====== Supplied entries

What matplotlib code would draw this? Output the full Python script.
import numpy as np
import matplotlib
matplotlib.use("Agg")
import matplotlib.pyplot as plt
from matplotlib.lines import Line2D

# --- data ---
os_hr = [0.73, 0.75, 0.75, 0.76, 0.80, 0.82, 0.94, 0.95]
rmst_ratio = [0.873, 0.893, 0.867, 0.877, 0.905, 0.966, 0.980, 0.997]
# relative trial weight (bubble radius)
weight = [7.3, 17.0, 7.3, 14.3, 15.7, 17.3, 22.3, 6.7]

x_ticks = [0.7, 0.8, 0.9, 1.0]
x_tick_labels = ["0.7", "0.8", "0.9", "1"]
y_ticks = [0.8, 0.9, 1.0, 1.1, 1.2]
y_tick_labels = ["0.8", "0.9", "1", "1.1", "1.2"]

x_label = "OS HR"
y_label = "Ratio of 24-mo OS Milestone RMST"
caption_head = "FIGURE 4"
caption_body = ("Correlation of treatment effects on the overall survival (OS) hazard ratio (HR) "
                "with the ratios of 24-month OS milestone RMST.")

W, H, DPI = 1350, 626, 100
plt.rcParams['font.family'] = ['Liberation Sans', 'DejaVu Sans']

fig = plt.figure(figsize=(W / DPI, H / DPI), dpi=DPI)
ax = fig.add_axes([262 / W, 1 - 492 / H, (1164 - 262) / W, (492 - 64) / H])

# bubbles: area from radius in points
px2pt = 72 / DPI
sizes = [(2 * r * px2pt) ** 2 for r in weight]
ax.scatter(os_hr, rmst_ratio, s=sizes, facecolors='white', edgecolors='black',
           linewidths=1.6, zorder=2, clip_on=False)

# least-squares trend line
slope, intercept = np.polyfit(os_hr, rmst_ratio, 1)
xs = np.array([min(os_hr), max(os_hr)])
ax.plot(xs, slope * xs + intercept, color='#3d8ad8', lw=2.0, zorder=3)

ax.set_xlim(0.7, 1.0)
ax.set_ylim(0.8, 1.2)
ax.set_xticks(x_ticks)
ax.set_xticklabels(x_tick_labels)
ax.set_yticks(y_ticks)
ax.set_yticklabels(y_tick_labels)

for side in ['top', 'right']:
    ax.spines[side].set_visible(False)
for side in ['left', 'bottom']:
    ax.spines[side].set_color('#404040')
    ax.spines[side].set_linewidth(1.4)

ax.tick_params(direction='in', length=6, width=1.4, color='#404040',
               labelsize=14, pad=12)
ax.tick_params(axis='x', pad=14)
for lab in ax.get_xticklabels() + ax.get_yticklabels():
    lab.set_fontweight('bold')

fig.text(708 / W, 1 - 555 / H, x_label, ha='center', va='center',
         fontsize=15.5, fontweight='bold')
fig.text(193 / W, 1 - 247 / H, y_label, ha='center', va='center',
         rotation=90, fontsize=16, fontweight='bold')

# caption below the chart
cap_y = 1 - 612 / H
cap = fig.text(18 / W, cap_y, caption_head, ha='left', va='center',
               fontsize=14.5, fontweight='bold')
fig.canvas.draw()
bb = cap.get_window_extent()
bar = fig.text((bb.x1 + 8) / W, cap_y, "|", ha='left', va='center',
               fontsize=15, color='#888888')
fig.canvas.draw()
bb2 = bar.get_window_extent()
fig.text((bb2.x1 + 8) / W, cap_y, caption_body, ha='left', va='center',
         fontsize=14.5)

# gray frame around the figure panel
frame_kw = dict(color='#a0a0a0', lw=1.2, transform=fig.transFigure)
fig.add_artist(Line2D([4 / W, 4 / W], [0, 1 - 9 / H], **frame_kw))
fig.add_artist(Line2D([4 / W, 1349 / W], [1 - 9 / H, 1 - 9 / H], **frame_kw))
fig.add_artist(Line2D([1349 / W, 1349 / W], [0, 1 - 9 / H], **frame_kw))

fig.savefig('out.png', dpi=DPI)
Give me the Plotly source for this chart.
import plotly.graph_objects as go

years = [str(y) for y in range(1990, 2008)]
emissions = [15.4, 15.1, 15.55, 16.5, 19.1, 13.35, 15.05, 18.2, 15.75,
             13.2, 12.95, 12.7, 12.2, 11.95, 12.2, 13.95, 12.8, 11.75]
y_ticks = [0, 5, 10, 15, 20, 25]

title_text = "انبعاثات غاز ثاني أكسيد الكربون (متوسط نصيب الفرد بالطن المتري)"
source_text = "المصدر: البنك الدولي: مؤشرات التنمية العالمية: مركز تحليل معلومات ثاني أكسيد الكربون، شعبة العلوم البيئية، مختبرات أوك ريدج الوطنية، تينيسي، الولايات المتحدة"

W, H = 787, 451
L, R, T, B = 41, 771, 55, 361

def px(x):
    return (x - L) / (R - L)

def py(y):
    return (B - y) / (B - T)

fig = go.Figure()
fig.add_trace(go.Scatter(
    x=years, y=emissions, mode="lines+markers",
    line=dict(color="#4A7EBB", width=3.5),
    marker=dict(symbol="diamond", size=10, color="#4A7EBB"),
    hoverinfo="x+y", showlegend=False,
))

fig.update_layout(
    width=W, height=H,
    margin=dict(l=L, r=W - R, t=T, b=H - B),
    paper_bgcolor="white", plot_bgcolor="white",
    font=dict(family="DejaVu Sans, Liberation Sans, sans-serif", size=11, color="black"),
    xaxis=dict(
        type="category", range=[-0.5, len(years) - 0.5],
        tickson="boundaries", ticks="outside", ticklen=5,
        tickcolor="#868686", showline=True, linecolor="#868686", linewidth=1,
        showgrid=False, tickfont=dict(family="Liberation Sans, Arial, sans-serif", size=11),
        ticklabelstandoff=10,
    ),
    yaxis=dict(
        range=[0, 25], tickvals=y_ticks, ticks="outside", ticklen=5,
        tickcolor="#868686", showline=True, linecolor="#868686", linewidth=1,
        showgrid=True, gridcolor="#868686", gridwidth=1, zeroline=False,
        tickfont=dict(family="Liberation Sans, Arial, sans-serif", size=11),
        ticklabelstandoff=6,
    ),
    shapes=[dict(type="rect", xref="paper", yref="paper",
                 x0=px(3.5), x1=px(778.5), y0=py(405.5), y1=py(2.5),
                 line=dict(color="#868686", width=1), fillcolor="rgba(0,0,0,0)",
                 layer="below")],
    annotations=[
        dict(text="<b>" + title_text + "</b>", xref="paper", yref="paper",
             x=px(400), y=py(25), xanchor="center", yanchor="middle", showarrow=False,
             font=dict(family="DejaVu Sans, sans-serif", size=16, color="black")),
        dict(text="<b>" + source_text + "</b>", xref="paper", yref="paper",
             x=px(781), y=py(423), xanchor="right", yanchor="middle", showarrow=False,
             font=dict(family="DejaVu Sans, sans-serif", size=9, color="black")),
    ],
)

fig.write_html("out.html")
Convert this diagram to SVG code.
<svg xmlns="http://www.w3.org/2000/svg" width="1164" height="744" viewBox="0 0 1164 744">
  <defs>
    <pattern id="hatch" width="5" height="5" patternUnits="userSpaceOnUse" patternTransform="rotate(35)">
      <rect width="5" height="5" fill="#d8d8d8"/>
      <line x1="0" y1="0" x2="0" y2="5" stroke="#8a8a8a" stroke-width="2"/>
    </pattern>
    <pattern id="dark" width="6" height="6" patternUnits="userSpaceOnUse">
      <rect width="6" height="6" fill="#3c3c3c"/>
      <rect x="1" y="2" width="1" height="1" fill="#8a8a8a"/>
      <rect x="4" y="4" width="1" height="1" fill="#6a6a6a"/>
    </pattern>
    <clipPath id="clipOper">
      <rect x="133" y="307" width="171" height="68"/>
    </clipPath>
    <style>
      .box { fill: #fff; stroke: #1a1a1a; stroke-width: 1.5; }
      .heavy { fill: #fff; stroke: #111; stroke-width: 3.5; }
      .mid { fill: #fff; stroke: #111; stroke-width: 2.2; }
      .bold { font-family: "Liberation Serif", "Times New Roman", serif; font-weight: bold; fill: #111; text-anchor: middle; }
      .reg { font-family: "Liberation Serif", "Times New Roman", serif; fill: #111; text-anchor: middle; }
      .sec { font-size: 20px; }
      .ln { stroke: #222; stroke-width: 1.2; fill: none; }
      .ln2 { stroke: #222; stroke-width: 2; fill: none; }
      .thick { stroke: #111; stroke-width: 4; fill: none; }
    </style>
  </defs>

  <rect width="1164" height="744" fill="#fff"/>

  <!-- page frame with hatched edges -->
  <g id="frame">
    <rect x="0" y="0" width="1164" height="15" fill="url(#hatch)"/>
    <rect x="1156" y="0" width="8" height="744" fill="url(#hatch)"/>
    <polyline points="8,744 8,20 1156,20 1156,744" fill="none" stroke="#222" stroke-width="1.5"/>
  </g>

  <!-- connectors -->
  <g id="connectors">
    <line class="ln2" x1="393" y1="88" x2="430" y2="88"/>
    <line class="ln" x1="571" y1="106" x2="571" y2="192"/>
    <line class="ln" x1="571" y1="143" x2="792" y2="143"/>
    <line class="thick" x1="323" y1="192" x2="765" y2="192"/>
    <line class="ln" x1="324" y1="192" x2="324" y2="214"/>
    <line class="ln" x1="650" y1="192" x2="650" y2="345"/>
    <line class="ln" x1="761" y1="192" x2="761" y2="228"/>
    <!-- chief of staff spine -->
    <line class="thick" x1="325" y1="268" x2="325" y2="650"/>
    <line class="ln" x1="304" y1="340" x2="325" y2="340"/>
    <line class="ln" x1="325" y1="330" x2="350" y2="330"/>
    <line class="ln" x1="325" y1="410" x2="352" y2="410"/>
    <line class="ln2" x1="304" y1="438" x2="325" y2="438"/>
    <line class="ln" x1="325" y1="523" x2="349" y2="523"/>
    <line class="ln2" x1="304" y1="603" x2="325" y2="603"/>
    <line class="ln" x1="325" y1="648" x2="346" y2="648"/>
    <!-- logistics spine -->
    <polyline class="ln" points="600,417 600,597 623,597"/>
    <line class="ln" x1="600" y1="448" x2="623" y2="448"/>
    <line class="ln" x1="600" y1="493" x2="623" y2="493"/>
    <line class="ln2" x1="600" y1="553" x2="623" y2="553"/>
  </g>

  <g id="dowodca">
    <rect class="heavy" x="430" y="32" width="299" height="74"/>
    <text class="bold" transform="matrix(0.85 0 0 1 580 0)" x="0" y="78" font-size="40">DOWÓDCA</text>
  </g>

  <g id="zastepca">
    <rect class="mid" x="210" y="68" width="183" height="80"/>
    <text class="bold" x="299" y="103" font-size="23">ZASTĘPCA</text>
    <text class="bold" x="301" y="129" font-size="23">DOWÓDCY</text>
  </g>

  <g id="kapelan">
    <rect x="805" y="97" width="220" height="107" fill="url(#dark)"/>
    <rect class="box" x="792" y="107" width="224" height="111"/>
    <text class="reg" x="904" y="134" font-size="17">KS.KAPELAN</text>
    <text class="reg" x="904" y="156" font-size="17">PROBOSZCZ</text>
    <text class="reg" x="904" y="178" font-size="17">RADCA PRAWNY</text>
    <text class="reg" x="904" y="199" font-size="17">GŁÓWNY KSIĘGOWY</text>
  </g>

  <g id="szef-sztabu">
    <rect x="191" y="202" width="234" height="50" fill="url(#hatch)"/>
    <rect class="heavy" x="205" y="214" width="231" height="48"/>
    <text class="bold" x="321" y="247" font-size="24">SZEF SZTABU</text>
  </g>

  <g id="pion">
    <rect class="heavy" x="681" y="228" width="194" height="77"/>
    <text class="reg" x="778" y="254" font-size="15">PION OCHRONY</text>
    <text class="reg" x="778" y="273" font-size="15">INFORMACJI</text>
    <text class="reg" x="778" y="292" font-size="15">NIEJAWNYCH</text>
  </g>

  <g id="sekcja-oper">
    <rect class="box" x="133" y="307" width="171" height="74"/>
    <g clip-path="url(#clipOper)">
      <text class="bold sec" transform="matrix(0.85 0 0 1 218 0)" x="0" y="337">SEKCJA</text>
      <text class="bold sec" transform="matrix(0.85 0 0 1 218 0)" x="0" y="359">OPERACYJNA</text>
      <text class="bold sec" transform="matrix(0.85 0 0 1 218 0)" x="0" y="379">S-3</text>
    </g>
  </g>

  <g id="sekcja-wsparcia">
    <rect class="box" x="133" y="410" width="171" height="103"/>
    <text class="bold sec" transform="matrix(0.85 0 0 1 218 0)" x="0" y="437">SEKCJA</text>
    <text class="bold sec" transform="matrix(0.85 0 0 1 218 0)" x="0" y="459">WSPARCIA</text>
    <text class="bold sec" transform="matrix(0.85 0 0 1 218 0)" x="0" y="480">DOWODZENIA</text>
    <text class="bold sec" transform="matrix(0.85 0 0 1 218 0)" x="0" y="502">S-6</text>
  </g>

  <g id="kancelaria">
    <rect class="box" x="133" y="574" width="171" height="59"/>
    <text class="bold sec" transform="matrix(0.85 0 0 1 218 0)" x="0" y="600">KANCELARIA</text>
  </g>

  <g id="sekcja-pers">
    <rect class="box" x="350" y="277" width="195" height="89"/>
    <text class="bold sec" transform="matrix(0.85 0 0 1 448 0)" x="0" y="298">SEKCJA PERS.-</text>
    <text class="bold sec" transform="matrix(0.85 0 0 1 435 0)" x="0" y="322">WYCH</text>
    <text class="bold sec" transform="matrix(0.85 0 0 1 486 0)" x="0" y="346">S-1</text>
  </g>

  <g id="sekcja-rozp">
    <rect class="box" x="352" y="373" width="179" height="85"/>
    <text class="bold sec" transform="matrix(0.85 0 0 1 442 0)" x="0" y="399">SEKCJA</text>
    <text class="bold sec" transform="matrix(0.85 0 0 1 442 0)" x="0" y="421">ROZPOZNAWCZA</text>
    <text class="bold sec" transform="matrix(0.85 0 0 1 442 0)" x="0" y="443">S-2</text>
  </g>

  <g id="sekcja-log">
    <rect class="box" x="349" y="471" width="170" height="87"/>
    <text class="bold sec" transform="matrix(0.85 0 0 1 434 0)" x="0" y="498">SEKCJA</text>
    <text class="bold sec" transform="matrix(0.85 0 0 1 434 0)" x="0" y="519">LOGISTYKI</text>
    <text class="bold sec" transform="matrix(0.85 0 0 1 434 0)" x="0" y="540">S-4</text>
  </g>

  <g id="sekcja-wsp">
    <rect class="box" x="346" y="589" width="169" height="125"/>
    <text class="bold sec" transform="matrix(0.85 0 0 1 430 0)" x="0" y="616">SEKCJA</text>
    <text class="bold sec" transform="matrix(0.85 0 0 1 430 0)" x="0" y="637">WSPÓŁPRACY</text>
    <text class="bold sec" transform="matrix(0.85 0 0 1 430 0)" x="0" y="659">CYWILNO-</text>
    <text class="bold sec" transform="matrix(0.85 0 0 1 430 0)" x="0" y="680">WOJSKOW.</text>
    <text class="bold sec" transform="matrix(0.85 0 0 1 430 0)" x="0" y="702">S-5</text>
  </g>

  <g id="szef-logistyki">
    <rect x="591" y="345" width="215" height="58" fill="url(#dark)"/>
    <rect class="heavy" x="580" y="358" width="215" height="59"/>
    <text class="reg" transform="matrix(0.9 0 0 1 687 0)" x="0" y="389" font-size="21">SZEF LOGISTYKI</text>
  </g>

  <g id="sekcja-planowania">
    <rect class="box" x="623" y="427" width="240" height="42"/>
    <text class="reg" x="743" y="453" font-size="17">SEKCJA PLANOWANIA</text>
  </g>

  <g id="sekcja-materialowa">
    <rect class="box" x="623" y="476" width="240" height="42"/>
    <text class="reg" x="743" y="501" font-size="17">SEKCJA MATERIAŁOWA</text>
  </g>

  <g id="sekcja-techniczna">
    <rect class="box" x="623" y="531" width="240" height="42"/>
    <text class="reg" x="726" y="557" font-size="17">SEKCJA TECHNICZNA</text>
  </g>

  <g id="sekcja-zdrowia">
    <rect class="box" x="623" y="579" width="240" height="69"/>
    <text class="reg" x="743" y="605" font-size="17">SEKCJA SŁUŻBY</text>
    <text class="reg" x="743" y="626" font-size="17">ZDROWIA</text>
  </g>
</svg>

============

▶ _Written exercise_: Return exactly the opening lines of the listing above, ending with the line that has "from matplotlib.lines import Line2D".

▶ _Result for this exercise_:
What matplotlib code would draw this? Output the full Python script.
import numpy as np
import matplotlib
matplotlib.use("Agg")
import matplotlib.pyplot as plt
from matplotlib.lines import Line2D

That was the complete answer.